Leaving out the pictures, retype all the material exactly.

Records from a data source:
________________________________________

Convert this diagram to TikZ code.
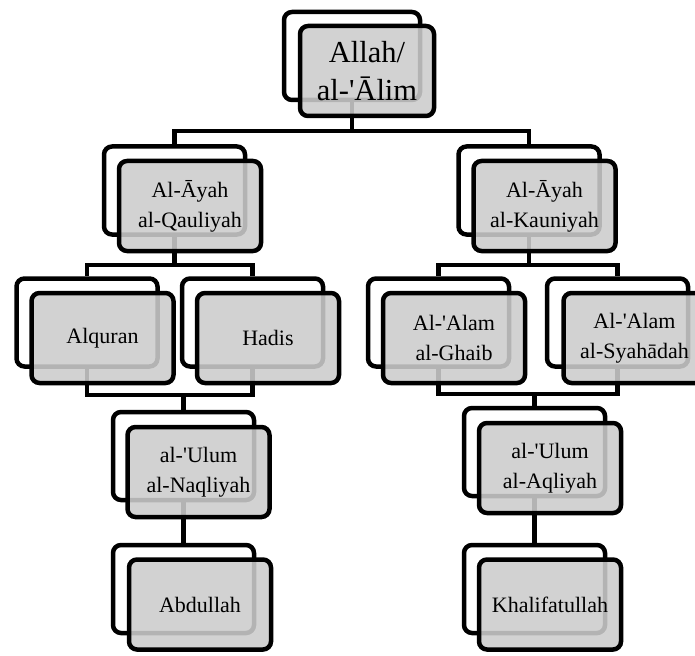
\documentclass[tikz,border=0pt]{standalone}
\usepackage{fontspec}
\setmainfont{Liberation Serif}[Ligatures=TeXOff]
\usetikzlibrary{positioning}
\tikzstyle{backbox} = [rectangle, draw, rounded corners=8pt, line width=4.5pt, fill=white, minimum width=141pt, minimum height=88pt, inner sep=0pt]
\tikzstyle{frontbox} = [rectangle, draw, rounded corners=8pt, line width=4.5pt, fill=gray!40, fill opacity=0.88, text opacity=1, minimum width=142pt, minimum height=90pt, inner sep=0pt, align=center, font=\fontsize{22}{30}\selectfont]
\tikzstyle{topfont} = [font=\fontsize{30.5}{38}\selectfont]
\tikzstyle{link} = [line width=4.5pt]

\begin{document}
\begin{tikzpicture}[x=1pt, y=-1pt]
        \useasboundingbox (0,0) rectangle (695,655);
        \node[backbox, minimum width=136pt] (allah) at (352,56) {};
        \node[backbox] (qauliyah) at (174.5,190.5) {};
        \node[backbox] (kauniyah) at (529,190.5) {};
        \node[backbox] (alquran) at (87,322.5) {};
        \node[backbox] (hadis) at (252.5,322.5) {};
        \node[backbox] (ghaib) at (438.5,322.5) {};
        \node[backbox] (syahadah) at (617.5,322.5) {};
        \node[backbox] (naqliyah) at (183.5,456) {};
        \node[backbox] (aqliyah) at (534.5,452) {};
        \node[backbox] (abdullah) at (183.5,589) {};
        \node[backbox] (khalifah) at (534.5,589) {};
        \draw[link] (allah.south) -- ++(0,29) -| (qauliyah.north);
        \draw[link] (allah.south) -- ++(0,29) -| (kauniyah.north);
        \draw[link] (qauliyah.south) -- ++(0,28) -| (alquran.north);
        \draw[link] (qauliyah.south) -- ++(0,28) -| (hadis.north);
        \draw[link] (kauniyah.south) -- ++(0,28) -| (ghaib.north);
        \draw[link] (kauniyah.south) -- ++(0,28) -| (syahadah.north);
        \draw[link] (alquran.south) -- ++(0,26) -| (naqliyah.north);
        \draw[link] (hadis.south) -- ++(0,26) -| (naqliyah.north);
        \draw[link] (ghaib.south) -- ++(0,25) -| (aqliyah.north);
        \draw[link] (syahadah.south) -- ++(0,25) -| (aqliyah.north);
        \draw[link] (naqliyah.south) -- (abdullah.north);
        \draw[link] (aqliyah.south) -- (khalifah.north);
        \node[frontbox, topfont, minimum width=134pt] (allahf) at ([shift={(15,15)}]allah.center) {Allah/\\al-'Ālim};
        \node[frontbox] (qauliyahf) at ([shift={(15.5,15.5)}]qauliyah.center) {Al-Āyah\\al-Qauliyah};
        \node[frontbox] (kauniyahf) at ([shift={(15.5,15.5)}]kauniyah.center) {Al-Āyah\\al-Kauniyah};
        \node[frontbox] (alquranf) at ([shift={(15.5,15.5)}]alquran.center) {Alquran};
        \node[frontbox] (hadisf) at ([shift={(15.5,15.5)}]hadis.center) {Hadis};
        \node[frontbox] (ghaibf) at ([shift={(15.5,15.5)}]ghaib.center) {Al-'Alam\\al-Ghaib};
        \node[frontbox] (syahadahf) at ([shift={(17,15.5)}]syahadah.center) {Al-'Alam\\al-Syahādah};
        \node[frontbox] (naqliyahf) at ([shift={(15,16)}]naqliyah.center) {al-'Ulum\\al-Naqliyah};
        \node[frontbox] (aqliyahf) at ([shift={(15.5,16)}]aqliyah.center) {al-'Ulum\\al-Aqliyah};
        \node[frontbox] (abdullahf) at ([shift={(16.5,15.5)}]abdullah.center) {Abdullah};
        \node[frontbox] (khalifahf) at ([shift={(15.5,15.5)}]khalifah.center) {Khalifatullah};
    \end{tikzpicture}
\end{document}
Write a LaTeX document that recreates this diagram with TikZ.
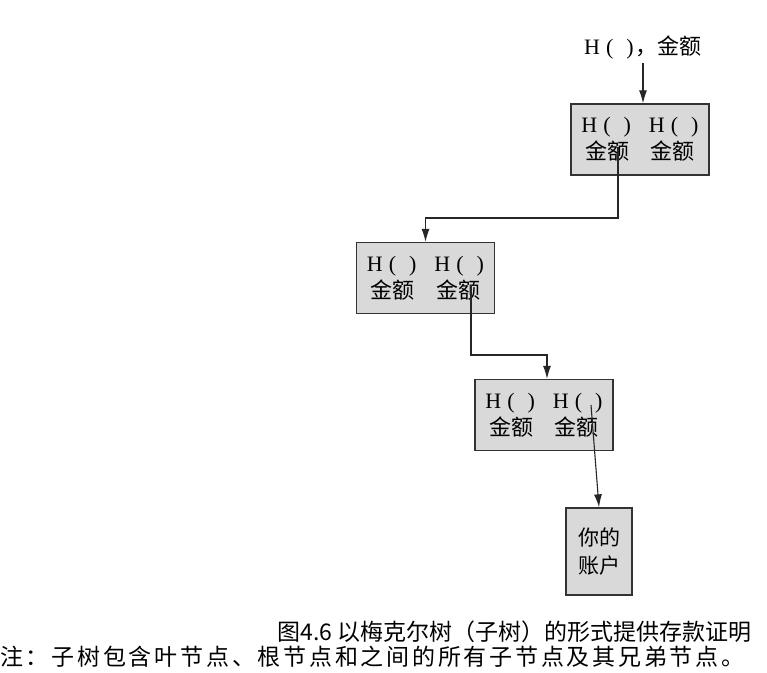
\documentclass[tikz,border=0pt]{standalone}
\usepackage{fontspec}
\setmainfont{Liberation Serif}
\newfontfamily\cjk{Noto Sans CJK SC}
\newfontfamily\cjkwide[LetterSpace=12]{Noto Sans CJK SC}
\usetikzlibrary{arrows.meta, positioning, calc}
\newcommand{\hashof}{H\kern6pt(\kern13pt)}

\begin{document}
\begin{tikzpicture}[x=1pt, y=-1pt]
    % Styles
    \tikzstyle{hashbox} = [rectangle, draw=black!80, line width=1.3pt, fill=black!15, minimum width=138pt, minimum height=71pt, align=center, inner sep=0pt, font=\fontsize{22}{27}\selectfont]
    \tikzstyle{acct} = [hashbox, minimum width=66pt, minimum height=87pt, font=\cjk\fontsize{21}{28}\selectfont]
    \tikzstyle{line} = [draw, -{Latex[length=13pt, width=8pt]}, line width=1.1pt, black!85]
    \tikzstyle{caption} = [inner sep=0pt, font=\cjk\fontsize{23}{26}\selectfont]

    \useasboundingbox (0,0) rectangle (767,672);

    % --- TOP LABEL ---
    \node [font=\fontsize{22}{27}\selectfont] (top) at (643,48) {\hashof\kern2pt{\cjk ，金额}};

    % --- BRANCH OF THE TREE ---
    \node [hashbox] (n1) at (640,139.5) {\hashof\kern18pt\hashof\\{\cjk 金额\kern22pt 金额}};
    \node [hashbox] (n2) at (425.5,278) {\hashof\kern18pt\hashof\\{\cjk 金额\kern22pt 金额}};
    \node [hashbox] (n3) at (544,415) {\hashof\kern18pt\hashof\\{\cjk 金额\kern22pt 金额}};
    \node [acct] (acct) at (599,551.5) {你的\\账户};

    % start points inside the boxes
    \coordinate (c1) at (618,147);
    \coordinate (k1) at (618,218);
    \coordinate (c2) at (471,285);
    \coordinate (k2) at (471,355);
    \coordinate (c3) at (591,405);

    % --- CONNECTIONS ---
    \path [line] (top.south) -- (top.south |- n1.north);
    \path [line] (c1) -- (k1) -| (n2.north);
    \path [line] (c2) -- (k2) -| ([xshift=3pt]n3.north);
    \path [line] (c3) -- (acct.north);

    % --- CAPTION ---
    \node [caption, anchor=east] (cap) at (752,632) {图4.6 以梅克尔树（子树）的形式提供存款证明};
    \node [caption, anchor=west, font=\cjkwide\fontsize{23}{26}\selectfont] (note) at (0,657) {注：子树包含叶节点、根节点和之间的所有子节点及其兄弟节点。};

\end{tikzpicture}
\end{document}
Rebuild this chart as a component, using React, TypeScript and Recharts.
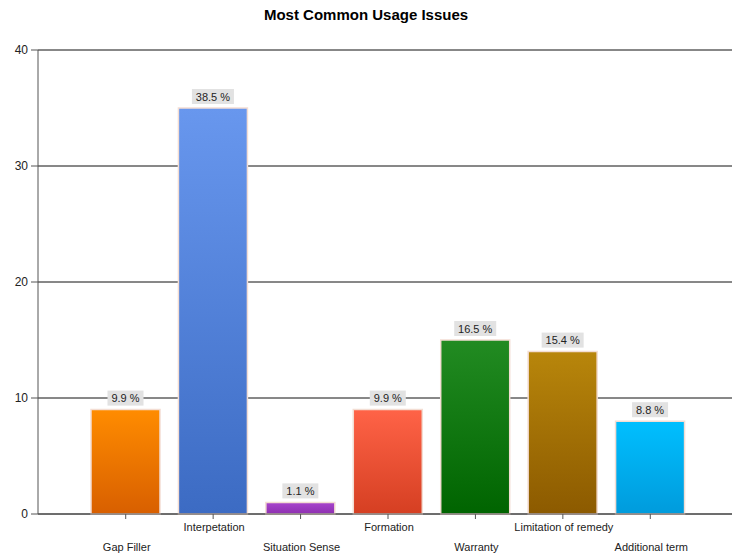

________________________________________

Answer to the problem →
Convert this diagram to TikZ code.
\documentclass[tikz,border=0pt]{standalone}
\usepackage{fontspec}
\setmainfont{Liberation Serif}[Ligatures=TeXOff]
\usetikzlibrary{positioning}
\tikzstyle{backbox} = [rectangle, draw, rounded corners=8pt, line width=4.5pt, fill=white, minimum width=141pt, minimum height=88pt, inner sep=0pt]
\tikzstyle{frontbox} = [rectangle, draw, rounded corners=8pt, line width=4.5pt, fill=gray!40, fill opacity=0.88, text opacity=1, minimum width=142pt, minimum height=90pt, inner sep=0pt, align=center, font=\fontsize{22}{30}\selectfont]
\tikzstyle{topfont} = [font=\fontsize{30.5}{38}\selectfont]
\tikzstyle{link} = [line width=4.5pt]

\begin{document}
\begin{tikzpicture}[x=1pt, y=-1pt]
        \useasboundingbox (0,0) rectangle (695,655);
        \node[backbox, minimum width=136pt] (allah) at (352,56) {};
        \node[backbox] (qauliyah) at (174.5,190.5) {};
        \node[backbox] (kauniyah) at (529,190.5) {};
        \node[backbox] (alquran) at (87,322.5) {};
        \node[backbox] (hadis) at (252.5,322.5) {};
        \node[backbox] (ghaib) at (438.5,322.5) {};
        \node[backbox] (syahadah) at (617.5,322.5) {};
        \node[backbox] (naqliyah) at (183.5,456) {};
        \node[backbox] (aqliyah) at (534.5,452) {};
        \node[backbox] (abdullah) at (183.5,589) {};
        \node[backbox] (khalifah) at (534.5,589) {};
        \draw[link] (allah.south) -- ++(0,29) -| (qauliyah.north);
        \draw[link] (allah.south) -- ++(0,29) -| (kauniyah.north);
        \draw[link] (qauliyah.south) -- ++(0,28) -| (alquran.north);
        \draw[link] (qauliyah.south) -- ++(0,28) -| (hadis.north);
        \draw[link] (kauniyah.south) -- ++(0,28) -| (ghaib.north);
        \draw[link] (kauniyah.south) -- ++(0,28) -| (syahadah.north);
        \draw[link] (alquran.south) -- ++(0,26) -| (naqliyah.north);
        \draw[link] (hadis.south) -- ++(0,26) -| (naqliyah.north);
        \draw[link] (ghaib.south) -- ++(0,25) -| (aqliyah.north);
        \draw[link] (syahadah.south) -- ++(0,25) -| (aqliyah.north);
        \draw[link] (naqliyah.south) -- (abdullah.north);
        \draw[link] (aqliyah.south) -- (khalifah.north);
        \node[frontbox, topfont, minimum width=134pt] (allahf) at ([shift={(15,15)}]allah.center) {Allah/\\al-'Ālim};
        \node[frontbox] (qauliyahf) at ([shift={(15.5,15.5)}]qauliyah.center) {Al-Āyah\\al-Qauliyah};
        \node[frontbox] (kauniyahf) at ([shift={(15.5,15.5)}]kauniyah.center) {Al-Āyah\\al-Kauniyah};
        \node[frontbox] (alquranf) at ([shift={(15.5,15.5)}]alquran.center) {Alquran};
        \node[frontbox] (hadisf) at ([shift={(15.5,15.5)}]hadis.center) {Hadis};
        \node[frontbox] (ghaibf) at ([shift={(15.5,15.5)}]ghaib.center) {Al-'Alam\\al-Ghaib};
        \node[frontbox] (syahadahf) at ([shift={(17,15.5)}]syahadah.center) {Al-'Alam\\al-Syahādah};
        \node[frontbox] (naqliyahf) at ([shift={(15,16)}]naqliyah.center) {al-'Ulum\\al-Naqliyah};
        \node[frontbox] (aqliyahf) at ([shift={(15.5,16)}]aqliyah.center) {al-'Ulum\\al-Aqliyah};
        \node[frontbox] (abdullahf) at ([shift={(16.5,15.5)}]abdullah.center) {Abdullah};
        \node[frontbox] (khalifahf) at ([shift={(15.5,15.5)}]khalifah.center) {Khalifatullah};
    \end{tikzpicture}
\end{document}
Write a LaTeX document that recreates this diagram with TikZ.
\documentclass[tikz,border=0pt]{standalone}
\usepackage{fontspec}
\setmainfont{Liberation Serif}
\newfontfamily\cjk{Noto Sans CJK SC}
\newfontfamily\cjkwide[LetterSpace=12]{Noto Sans CJK SC}
\usetikzlibrary{arrows.meta, positioning, calc}
\newcommand{\hashof}{H\kern6pt(\kern13pt)}

\begin{document}
\begin{tikzpicture}[x=1pt, y=-1pt]
    % Styles
    \tikzstyle{hashbox} = [rectangle, draw=black!80, line width=1.3pt, fill=black!15, minimum width=138pt, minimum height=71pt, align=center, inner sep=0pt, font=\fontsize{22}{27}\selectfont]
    \tikzstyle{acct} = [hashbox, minimum width=66pt, minimum height=87pt, font=\cjk\fontsize{21}{28}\selectfont]
    \tikzstyle{line} = [draw, -{Latex[length=13pt, width=8pt]}, line width=1.1pt, black!85]
    \tikzstyle{caption} = [inner sep=0pt, font=\cjk\fontsize{23}{26}\selectfont]

    \useasboundingbox (0,0) rectangle (767,672);

    % --- TOP LABEL ---
    \node [font=\fontsize{22}{27}\selectfont] (top) at (643,48) {\hashof\kern2pt{\cjk ，金额}};

    % --- BRANCH OF THE TREE ---
    \node [hashbox] (n1) at (640,139.5) {\hashof\kern18pt\hashof\\{\cjk 金额\kern22pt 金额}};
    \node [hashbox] (n2) at (425.5,278) {\hashof\kern18pt\hashof\\{\cjk 金额\kern22pt 金额}};
    \node [hashbox] (n3) at (544,415) {\hashof\kern18pt\hashof\\{\cjk 金额\kern22pt 金额}};
    \node [acct] (acct) at (599,551.5) {你的\\账户};

    % start points inside the boxes
    \coordinate (c1) at (618,147);
    \coordinate (k1) at (618,218);
    \coordinate (c2) at (471,285);
    \coordinate (k2) at (471,355);
    \coordinate (c3) at (591,405);

    % --- CONNECTIONS ---
    \path [line] (top.south) -- (top.south |- n1.north);
    \path [line] (c1) -- (k1) -| (n2.north);
    \path [line] (c2) -- (k2) -| ([xshift=3pt]n3.north);
    \path [line] (c3) -- (acct.north);

    % --- CAPTION ---
    \node [caption, anchor=east] (cap) at (752,632) {图4.6 以梅克尔树（子树）的形式提供存款证明};
    \node [caption, anchor=west, font=\cjkwide\fontsize{23}{26}\selectfont] (note) at (0,657) {注：子树包含叶节点、根节点和之间的所有子节点及其兄弟节点。};

\end{tikzpicture}
\end{document}
Rebuild this chart as a component, using React, TypeScript and Recharts.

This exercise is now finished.